:: Given data ::
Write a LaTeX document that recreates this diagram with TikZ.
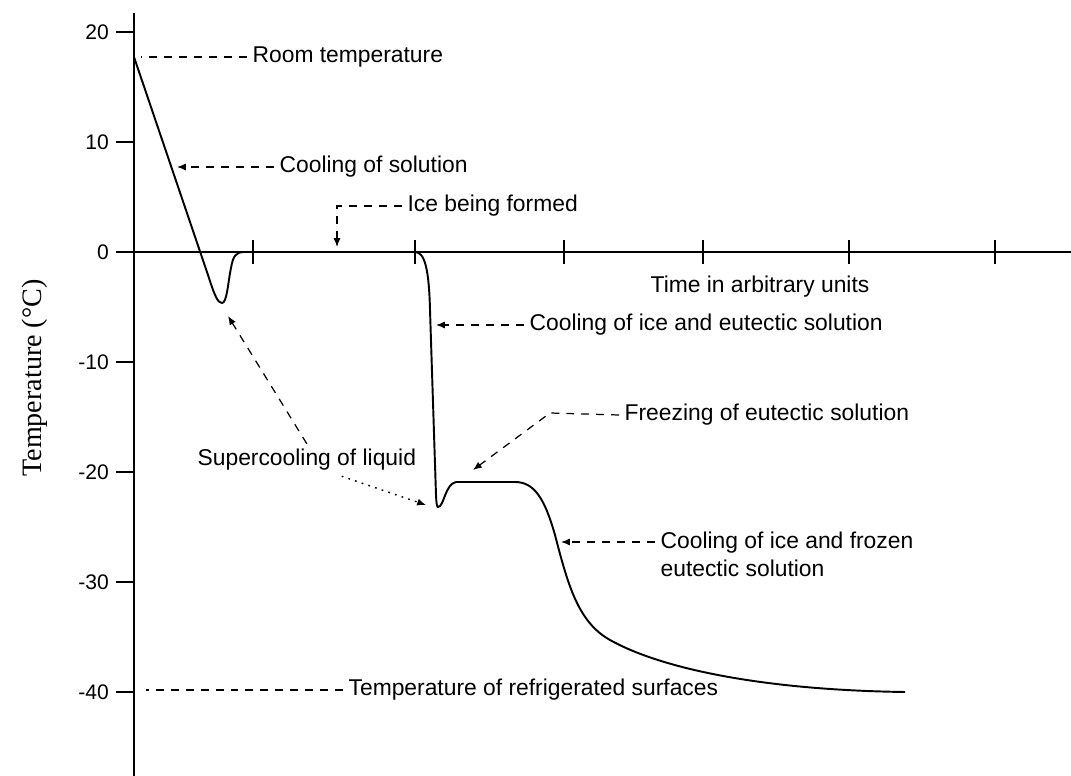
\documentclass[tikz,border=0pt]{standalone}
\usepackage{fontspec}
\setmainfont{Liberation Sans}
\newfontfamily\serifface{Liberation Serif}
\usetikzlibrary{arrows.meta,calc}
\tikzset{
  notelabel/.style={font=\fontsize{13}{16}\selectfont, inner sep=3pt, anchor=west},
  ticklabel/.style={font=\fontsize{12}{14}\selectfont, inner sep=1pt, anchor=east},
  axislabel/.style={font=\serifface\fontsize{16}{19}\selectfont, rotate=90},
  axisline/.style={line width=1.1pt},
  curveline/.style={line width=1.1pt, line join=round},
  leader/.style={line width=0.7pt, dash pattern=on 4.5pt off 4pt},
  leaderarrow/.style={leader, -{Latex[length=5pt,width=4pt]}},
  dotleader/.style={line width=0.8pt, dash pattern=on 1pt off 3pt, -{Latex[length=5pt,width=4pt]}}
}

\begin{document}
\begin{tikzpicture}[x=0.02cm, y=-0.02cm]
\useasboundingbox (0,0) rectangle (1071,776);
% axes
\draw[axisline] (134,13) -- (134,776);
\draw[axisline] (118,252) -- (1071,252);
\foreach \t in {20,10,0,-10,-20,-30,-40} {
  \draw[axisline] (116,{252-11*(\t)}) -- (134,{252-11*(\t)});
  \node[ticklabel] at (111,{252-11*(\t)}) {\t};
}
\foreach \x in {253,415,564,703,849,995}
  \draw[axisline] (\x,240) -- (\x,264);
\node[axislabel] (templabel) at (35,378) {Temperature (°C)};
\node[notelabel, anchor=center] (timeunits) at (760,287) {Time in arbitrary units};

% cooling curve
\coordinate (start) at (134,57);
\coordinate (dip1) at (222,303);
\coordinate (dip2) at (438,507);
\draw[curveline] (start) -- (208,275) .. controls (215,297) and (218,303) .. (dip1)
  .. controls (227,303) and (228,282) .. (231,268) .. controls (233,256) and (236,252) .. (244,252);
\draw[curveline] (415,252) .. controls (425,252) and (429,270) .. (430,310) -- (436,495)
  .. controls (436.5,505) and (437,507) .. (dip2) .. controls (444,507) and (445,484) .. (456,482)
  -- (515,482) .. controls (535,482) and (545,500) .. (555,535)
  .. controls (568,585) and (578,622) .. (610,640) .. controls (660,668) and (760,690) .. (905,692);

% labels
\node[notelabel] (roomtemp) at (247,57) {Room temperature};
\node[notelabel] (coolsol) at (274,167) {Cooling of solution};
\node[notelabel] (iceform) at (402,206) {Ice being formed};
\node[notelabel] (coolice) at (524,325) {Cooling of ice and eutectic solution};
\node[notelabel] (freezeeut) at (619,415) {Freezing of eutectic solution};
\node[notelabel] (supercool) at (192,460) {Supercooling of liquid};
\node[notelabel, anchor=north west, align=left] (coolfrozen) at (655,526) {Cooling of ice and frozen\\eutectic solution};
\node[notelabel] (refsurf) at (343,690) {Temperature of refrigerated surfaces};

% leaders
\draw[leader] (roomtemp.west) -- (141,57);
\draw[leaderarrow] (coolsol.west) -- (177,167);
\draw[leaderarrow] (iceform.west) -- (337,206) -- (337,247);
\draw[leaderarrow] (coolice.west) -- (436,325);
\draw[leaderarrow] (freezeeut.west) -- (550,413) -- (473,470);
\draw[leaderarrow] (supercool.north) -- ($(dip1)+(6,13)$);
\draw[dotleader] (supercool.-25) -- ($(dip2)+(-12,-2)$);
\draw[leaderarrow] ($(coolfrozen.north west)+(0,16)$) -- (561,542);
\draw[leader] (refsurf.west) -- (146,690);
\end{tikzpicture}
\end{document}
:::
### Prompt
Quote all the lines above exactly as given. Do not include the pictures.

### Final result
Write a LaTeX document that recreates this diagram with TikZ.
\documentclass[tikz,border=0pt]{standalone}
\usepackage{fontspec}
\setmainfont{Liberation Sans}
\newfontfamily\serifface{Liberation Serif}
\usetikzlibrary{arrows.meta,calc}
\tikzset{
  notelabel/.style={font=\fontsize{13}{16}\selectfont, inner sep=3pt, anchor=west},
  ticklabel/.style={font=\fontsize{12}{14}\selectfont, inner sep=1pt, anchor=east},
  axislabel/.style={font=\serifface\fontsize{16}{19}\selectfont, rotate=90},
  axisline/.style={line width=1.1pt},
  curveline/.style={line width=1.1pt, line join=round},
  leader/.style={line width=0.7pt, dash pattern=on 4.5pt off 4pt},
  leaderarrow/.style={leader, -{Latex[length=5pt,width=4pt]}},
  dotleader/.style={line width=0.8pt, dash pattern=on 1pt off 3pt, -{Latex[length=5pt,width=4pt]}}
}

\begin{document}
\begin{tikzpicture}[x=0.02cm, y=-0.02cm]
\useasboundingbox (0,0) rectangle (1071,776);
% axes
\draw[axisline] (134,13) -- (134,776);
\draw[axisline] (118,252) -- (1071,252);
\foreach \t in {20,10,0,-10,-20,-30,-40} {
  \draw[axisline] (116,{252-11*(\t)}) -- (134,{252-11*(\t)});
  \node[ticklabel] at (111,{252-11*(\t)}) {\t};
}
\foreach \x in {253,415,564,703,849,995}
  \draw[axisline] (\x,240) -- (\x,264);
\node[axislabel] (templabel) at (35,378) {Temperature (°C)};
\node[notelabel, anchor=center] (timeunits) at (760,287) {Time in arbitrary units};

% cooling curve
\coordinate (start) at (134,57);
\coordinate (dip1) at (222,303);
\coordinate (dip2) at (438,507);
\draw[curveline] (start) -- (208,275) .. controls (215,297) and (218,303) .. (dip1)
  .. controls (227,303) and (228,282) .. (231,268) .. controls (233,256) and (236,252) .. (244,252);
\draw[curveline] (415,252) .. controls (425,252) and (429,270) .. (430,310) -- (436,495)
  .. controls (436.5,505) and (437,507) .. (dip2) .. controls (444,507) and (445,484) .. (456,482)
  -- (515,482) .. controls (535,482) and (545,500) .. (555,535)
  .. controls (568,585) and (578,622) .. (610,640) .. controls (660,668) and (760,690) .. (905,692);

% labels
\node[notelabel] (roomtemp) at (247,57) {Room temperature};
\node[notelabel] (coolsol) at (274,167) {Cooling of solution};
\node[notelabel] (iceform) at (402,206) {Ice being formed};
\node[notelabel] (coolice) at (524,325) {Cooling of ice and eutectic solution};
\node[notelabel] (freezeeut) at (619,415) {Freezing of eutectic solution};
\node[notelabel] (supercool) at (192,460) {Supercooling of liquid};
\node[notelabel, anchor=north west, align=left] (coolfrozen) at (655,526) {Cooling of ice and frozen\\eutectic solution};
\node[notelabel] (refsurf) at (343,690) {Temperature of refrigerated surfaces};

% leaders
\draw[leader] (roomtemp.west) -- (141,57);
\draw[leaderarrow] (coolsol.west) -- (177,167);
\draw[leaderarrow] (iceform.west) -- (337,206) -- (337,247);
\draw[leaderarrow] (coolice.west) -- (436,325);
\draw[leaderarrow] (freezeeut.west) -- (550,413) -- (473,470);
\draw[leaderarrow] (supercool.north) -- ($(dip1)+(6,13)$);
\draw[dotleader] (supercool.-25) -- ($(dip2)+(-12,-2)$);
\draw[leaderarrow] ($(coolfrozen.north west)+(0,16)$) -- (561,542);
\draw[leader] (refsurf.west) -- (146,690);
\end{tikzpicture}
\end{document}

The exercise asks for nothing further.